* What is expected *
Identify every line in the records below that contains the word "Output", and copy each of those lines.

* Data section *
------------------------------------------------------------------------

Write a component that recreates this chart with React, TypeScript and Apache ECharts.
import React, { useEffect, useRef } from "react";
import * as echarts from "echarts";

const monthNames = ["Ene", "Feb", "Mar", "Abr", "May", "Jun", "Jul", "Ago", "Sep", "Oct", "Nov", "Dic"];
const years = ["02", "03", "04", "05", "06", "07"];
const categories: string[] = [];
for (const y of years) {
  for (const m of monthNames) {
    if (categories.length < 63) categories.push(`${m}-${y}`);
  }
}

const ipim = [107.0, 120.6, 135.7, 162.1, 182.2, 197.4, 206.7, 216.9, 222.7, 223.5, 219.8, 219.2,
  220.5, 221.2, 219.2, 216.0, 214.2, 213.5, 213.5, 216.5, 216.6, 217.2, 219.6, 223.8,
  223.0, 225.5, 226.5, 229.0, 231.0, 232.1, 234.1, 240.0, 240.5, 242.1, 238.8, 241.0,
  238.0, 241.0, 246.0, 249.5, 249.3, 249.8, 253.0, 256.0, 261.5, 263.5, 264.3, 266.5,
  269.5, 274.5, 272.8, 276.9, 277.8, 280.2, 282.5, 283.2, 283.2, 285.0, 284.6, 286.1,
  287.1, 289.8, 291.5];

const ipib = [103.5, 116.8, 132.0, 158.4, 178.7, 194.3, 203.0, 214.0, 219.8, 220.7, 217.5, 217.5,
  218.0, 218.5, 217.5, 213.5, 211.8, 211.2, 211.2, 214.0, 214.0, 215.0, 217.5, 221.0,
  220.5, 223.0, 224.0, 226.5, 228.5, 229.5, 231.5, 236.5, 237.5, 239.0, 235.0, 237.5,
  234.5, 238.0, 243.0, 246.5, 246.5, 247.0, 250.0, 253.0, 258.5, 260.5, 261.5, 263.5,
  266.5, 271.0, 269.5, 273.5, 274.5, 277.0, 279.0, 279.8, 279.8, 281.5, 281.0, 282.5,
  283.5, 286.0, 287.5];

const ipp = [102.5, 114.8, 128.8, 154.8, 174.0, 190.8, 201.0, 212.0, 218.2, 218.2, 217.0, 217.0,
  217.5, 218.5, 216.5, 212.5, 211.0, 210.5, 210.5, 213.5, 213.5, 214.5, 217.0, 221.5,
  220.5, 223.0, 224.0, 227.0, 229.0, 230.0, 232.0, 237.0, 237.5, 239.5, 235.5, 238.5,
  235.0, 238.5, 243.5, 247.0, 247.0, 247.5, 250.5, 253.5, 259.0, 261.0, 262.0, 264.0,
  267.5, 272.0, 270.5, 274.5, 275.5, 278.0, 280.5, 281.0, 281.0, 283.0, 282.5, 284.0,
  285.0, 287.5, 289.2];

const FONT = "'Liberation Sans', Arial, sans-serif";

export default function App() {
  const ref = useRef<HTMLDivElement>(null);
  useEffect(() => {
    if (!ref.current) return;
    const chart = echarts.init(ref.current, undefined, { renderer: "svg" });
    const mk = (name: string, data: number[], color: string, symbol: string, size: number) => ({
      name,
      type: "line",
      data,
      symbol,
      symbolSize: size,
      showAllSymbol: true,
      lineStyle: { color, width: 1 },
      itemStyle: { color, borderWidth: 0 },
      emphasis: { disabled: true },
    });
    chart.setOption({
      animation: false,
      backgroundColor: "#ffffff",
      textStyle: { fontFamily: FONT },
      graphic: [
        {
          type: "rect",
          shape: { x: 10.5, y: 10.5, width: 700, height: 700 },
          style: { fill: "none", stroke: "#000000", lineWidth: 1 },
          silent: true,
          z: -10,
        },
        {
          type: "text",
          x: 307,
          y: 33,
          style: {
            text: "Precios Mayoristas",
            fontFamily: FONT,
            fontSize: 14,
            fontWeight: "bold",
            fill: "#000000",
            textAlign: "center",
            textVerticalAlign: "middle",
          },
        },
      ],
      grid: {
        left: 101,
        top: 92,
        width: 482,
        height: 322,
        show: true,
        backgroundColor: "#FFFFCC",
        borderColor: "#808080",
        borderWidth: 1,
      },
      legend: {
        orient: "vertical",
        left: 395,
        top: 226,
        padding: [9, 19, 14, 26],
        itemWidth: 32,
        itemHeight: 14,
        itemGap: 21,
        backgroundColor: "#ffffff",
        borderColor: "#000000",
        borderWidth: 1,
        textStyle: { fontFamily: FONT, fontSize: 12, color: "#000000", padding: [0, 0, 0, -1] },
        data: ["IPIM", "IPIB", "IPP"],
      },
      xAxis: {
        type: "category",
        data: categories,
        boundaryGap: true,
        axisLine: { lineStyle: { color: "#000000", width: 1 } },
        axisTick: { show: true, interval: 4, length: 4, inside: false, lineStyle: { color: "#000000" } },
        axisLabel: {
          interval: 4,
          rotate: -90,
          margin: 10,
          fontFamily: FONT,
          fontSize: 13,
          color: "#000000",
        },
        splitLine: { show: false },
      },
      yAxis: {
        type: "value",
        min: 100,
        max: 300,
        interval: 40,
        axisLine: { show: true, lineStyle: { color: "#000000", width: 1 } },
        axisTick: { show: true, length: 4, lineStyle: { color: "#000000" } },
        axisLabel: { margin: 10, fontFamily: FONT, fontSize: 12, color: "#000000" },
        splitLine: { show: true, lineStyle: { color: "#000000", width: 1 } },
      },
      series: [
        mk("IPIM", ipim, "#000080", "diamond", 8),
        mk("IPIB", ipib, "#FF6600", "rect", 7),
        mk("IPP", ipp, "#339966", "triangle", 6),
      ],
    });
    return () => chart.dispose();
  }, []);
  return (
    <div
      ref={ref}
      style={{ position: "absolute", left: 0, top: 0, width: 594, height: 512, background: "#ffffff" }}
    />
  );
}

------------------------------------------------------------------------

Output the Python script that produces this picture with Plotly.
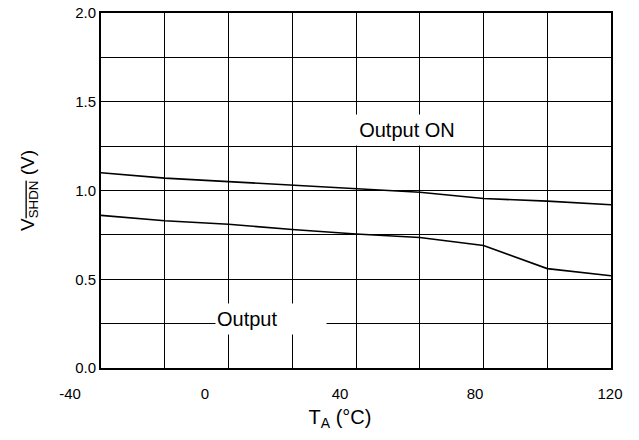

------------------------------------------------------------------------

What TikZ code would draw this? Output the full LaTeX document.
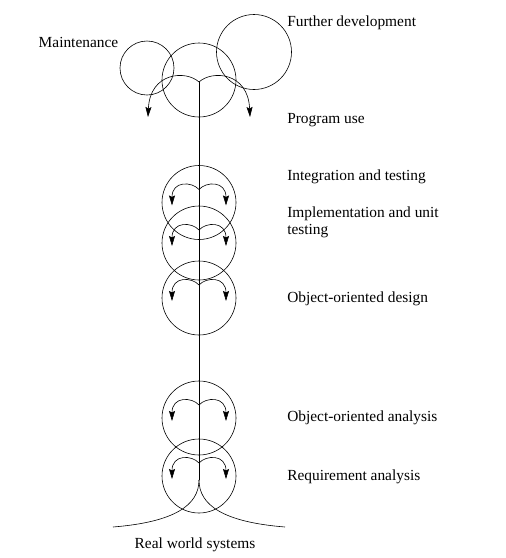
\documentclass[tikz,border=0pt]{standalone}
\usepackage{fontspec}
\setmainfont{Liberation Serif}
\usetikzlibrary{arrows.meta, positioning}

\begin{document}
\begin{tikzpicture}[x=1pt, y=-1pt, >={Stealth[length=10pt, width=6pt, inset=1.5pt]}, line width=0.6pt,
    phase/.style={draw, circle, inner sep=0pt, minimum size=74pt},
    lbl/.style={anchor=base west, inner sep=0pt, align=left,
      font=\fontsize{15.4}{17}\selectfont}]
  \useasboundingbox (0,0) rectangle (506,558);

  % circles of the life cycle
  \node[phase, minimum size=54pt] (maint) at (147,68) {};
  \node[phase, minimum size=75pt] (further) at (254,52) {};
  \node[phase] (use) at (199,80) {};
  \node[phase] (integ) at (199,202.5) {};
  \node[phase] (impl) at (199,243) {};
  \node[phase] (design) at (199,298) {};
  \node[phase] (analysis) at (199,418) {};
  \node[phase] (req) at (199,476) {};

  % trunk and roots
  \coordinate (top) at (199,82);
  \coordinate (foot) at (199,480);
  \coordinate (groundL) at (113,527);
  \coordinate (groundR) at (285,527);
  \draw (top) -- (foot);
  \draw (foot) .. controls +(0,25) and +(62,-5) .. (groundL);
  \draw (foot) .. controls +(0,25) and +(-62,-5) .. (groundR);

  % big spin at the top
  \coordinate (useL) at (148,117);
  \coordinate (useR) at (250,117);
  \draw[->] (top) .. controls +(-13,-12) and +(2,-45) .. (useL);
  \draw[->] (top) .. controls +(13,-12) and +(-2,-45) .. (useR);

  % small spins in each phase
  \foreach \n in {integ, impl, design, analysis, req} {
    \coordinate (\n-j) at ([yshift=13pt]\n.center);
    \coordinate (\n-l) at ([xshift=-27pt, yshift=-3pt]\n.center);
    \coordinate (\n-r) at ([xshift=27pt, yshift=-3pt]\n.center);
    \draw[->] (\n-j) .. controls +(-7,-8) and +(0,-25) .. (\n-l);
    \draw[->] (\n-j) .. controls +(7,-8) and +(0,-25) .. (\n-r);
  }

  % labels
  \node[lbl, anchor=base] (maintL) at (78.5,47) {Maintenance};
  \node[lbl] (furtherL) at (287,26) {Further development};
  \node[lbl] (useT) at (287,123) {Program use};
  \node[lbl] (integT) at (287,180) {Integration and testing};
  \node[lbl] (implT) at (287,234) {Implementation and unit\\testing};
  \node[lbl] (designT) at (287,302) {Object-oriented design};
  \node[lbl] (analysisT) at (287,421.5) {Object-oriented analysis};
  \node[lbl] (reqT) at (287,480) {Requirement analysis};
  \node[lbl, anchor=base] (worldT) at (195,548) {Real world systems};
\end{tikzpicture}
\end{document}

------------------------------------------------------------------------

* Task solution *
Output the Python script that produces this picture with Plotly.
What TikZ code would draw this? Output the full LaTeX document.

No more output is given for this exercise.